History

08-07-2026

A Log Road That Hid Underground

Imagine walking down an ordinary street—and right under your feet there’s another street. With old shop windows, sidewalks, and even streetlights. That’s exactly how one of Seattle’s most unusual neighborhoods is set up: beneath the asphalt, a whole city is hidden—and it all began with a single wooden log road.

The Road Where Giants Slid

Long ago, in 1852, a man named Henry Yesler built a sawmill in Seattle—a large machine that cut trees into boards. But there was one problem: the forest grew high up on a hillside, while the mill sat down below, by the water. How could they get enormous logs down?

Yesler came up with a trick. He laid a road straight down the slope and greased it so it would be slippery. Down that road, the logs slid on their own—as if they were riding a slide! The road became known as Skid Road, meaning “the road where you slide” (from the English word skid—to slide).

Around this road, an entire block grew up. Workers lived there, taverns and shops opened. It was the most lively place in the young city.

The Word That Went All Over the World

And this is where the most surprising part begins. Over time, the sawmill shut down, the workers moved away, and the neighborhood around the old road grew poorer. People who had nowhere else to go moved in. The area was simply called Skid Road—“the road of the losers.”

And you know what? People liked the expression so much that they started using it all across America! In every city, you’d find your own “skid row”—a place where the poorest live. Today the word skid row is in every English dictionary, meaning “slums,” “the bottom of the city.” And it was invented—by accident!—in Seattle, because of an ordinary slippery road for logs.

It’s as if some street in your city ended up naming an entire phenomenon for the whole world. Sounds a little strange, doesn’t it? And also wonderfully so.

The Fire That Lifted the City Up a Floor

But the story doesn’t end there. In 1889, a massive fire broke out in Seattle. Almost everything burned—wooden houses, shops, warehouses. The entire old neighborhood around Skid Road turned to ash.

When the city began rebuilding, engineers decided: no more building on low ground that constantly floods! So they raised the street level—literally covering everything with earth and building new sidewalks a full floor higher. Imagine it: the new houses were already standing on a second level, while their first floors ended up… underground!

That’s how, beneath modern Seattle, a real underground city appeared. To this day, you can still see old sidewalks, arches, and the walls of shops—everything that used to be a normal street more than a hundred years ago. Today, tourists go there on guided tours with lanterns, and it’s one of the city’s most popular places.

How the Old Road Lives on in Modern Seattle

To me, there’s something very important in this story: cities don’t forget their past—they hide it. Under the feet of today’s Seattleites rushing to coffee shops and offices lies the very first street where giant logs once slid.

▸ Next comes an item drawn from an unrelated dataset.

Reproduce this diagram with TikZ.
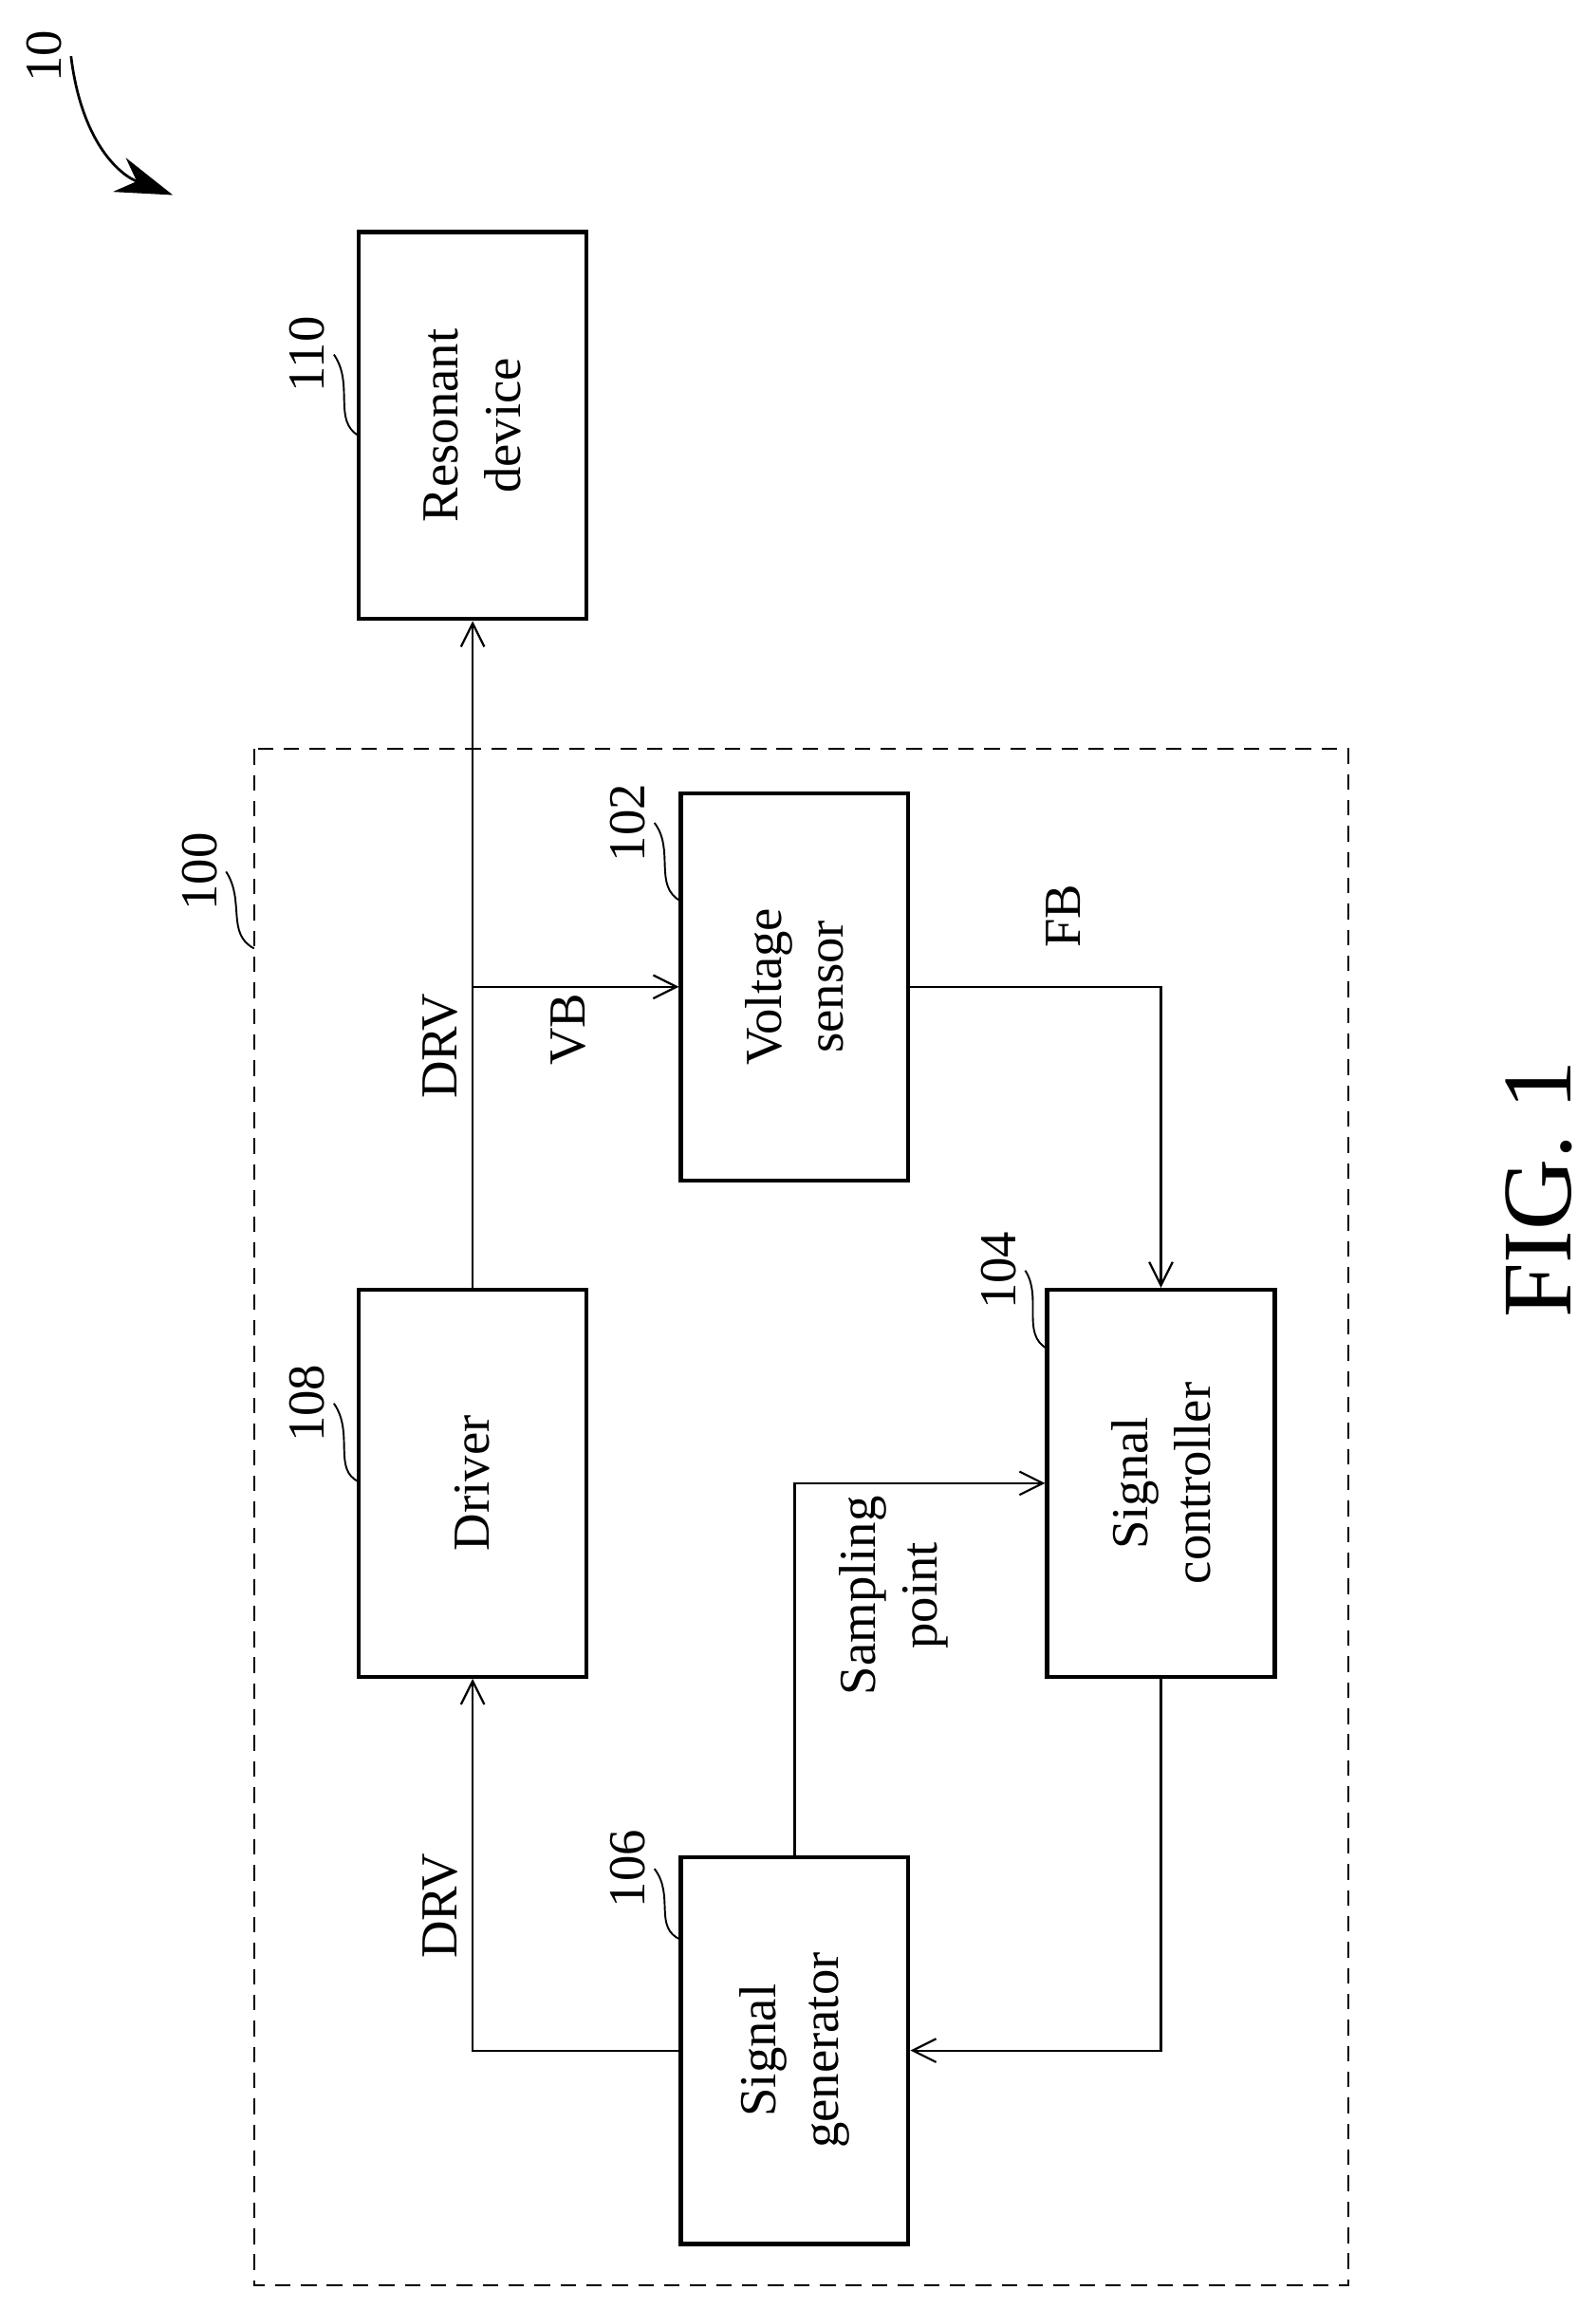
\documentclass[tikz,border=0pt]{standalone}
\usepackage{fontspec}
\setmainfont{Liberation Serif}
\usetikzlibrary{arrows.meta}
\tikzset{
  box/.style={draw=black,line width=1.6pt,minimum width=3.08cm,minimum height=5.24cm,inner sep=0pt},
  txt/.style={rotate=90,align=center,font=\fontsize{20}{24}\selectfont},
  lbl/.style={rotate=90,font=\fontsize{20}{24}\selectfont},
  conn/.style={line width=0.8pt,-{Straight Barb[length=9pt,width=9pt]}},
  lead/.style={line width=0.7pt}
}
\begin{document}
\begin{tikzpicture}[x=0.02cm,y=-0.02cm]
\useasboundingbox (0,0) rectangle (1080,1563);
%frame
\draw[line width=0.8pt,dash pattern=on 6pt off 4pt] (172,507) rectangle (913,1547);
%blocks
\node[box] (res) at (320,288) {};
\node[box] (vs) at (538,668) {};
\node[box] (drv) at (320,1004) {};
\node[box] (ctl) at (786,1004) {};
\node[box] (gen) at (538,1388) {};
\node[txt] (tres) at (res) {Resonant\\device};
\node[txt] (tvs) at (vs) {Voltage\\sensor};
\node[txt] (tdrv) at (drv) {Driver};
\node[txt] (tctl) at (ctl) {Signal\\controller};
\node[txt] (tgen) at (gen) {Signal\\generator};
%connectors
\draw[conn] (drv.north) -- (res.south);
\draw[conn] (drv.north |- vs.west) -- (vs.west);
\draw[conn] (vs.east) -| (ctl.north);
\draw[conn] (ctl.south) |- (gen.east);
\draw[conn] (gen.west) -| (drv.south);
\draw[conn] (gen.north) |- (ctl.west);
%signal labels
\node[lbl] (ldrv1) at (298,708) {DRV};
\node[lbl] (lvb) at (385,697) {VB};
\node[lbl] (lfb) at (720,620) {FB};
\node[txt] (lsp) at (605,1080) {Sampling\\point};
\node[lbl] (ldrv2) at (298,1290) {DRV};
%reference numbers
\node[lbl] (n110) at (208,240) {110};
\node[lbl] (n102) at (425,557) {102};
\node[lbl] (n108) at (208,950) {108};
\node[lbl] (n104) at (676,860) {104};
\node[lbl] (n106) at (425,1265) {106};
\node[lbl] (n100) at (135,590) {100};
\node[lbl] (n10) at (30,38) {10};
\draw[lead] (n110.south) .. controls (240,260) and (225,285) .. (243,295);
\draw[lead] (n102.south) .. controls (457,575) and (442,600) .. (461,610);
\draw[lead] (n108.south) .. controls (240,970) and (225,995) .. (243,1003);
\draw[lead] (n104.south) .. controls (706,878) and (691,903) .. (709,913);
\draw[lead] (n106.south) .. controls (457,1283) and (442,1305) .. (461,1313);
\draw[lead] (n100.south) .. controls (166,610) and (153,632) .. (172,642);
\draw[line width=1pt,-{Stealth[length=22pt,width=14pt]}] (n10.south) .. controls (55,95) and (80,118) .. (117,132);
\node[rotate=90,font=\fontsize{38}{44}\selectfont] (fig) at (1042,805) {FIG. 1};
\end{tikzpicture}
\end{document}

The neighborhood of Pioneer Square—named where the old Skid Road used to be—is now considered Seattle’s historic core. Here you can find beautiful brick buildings built right after the 1889 fire. And beneath them—underground galleries where thousands of people descend every year to see for themselves how the city began.

So, a single slippery log road ended up doing three things at once: it gave jobs to the city’s first residents, it gave the English language a new word, and it hid underground so that one day it could surprise everyone again—this time as a museum. Not every road can boast of a fate like that!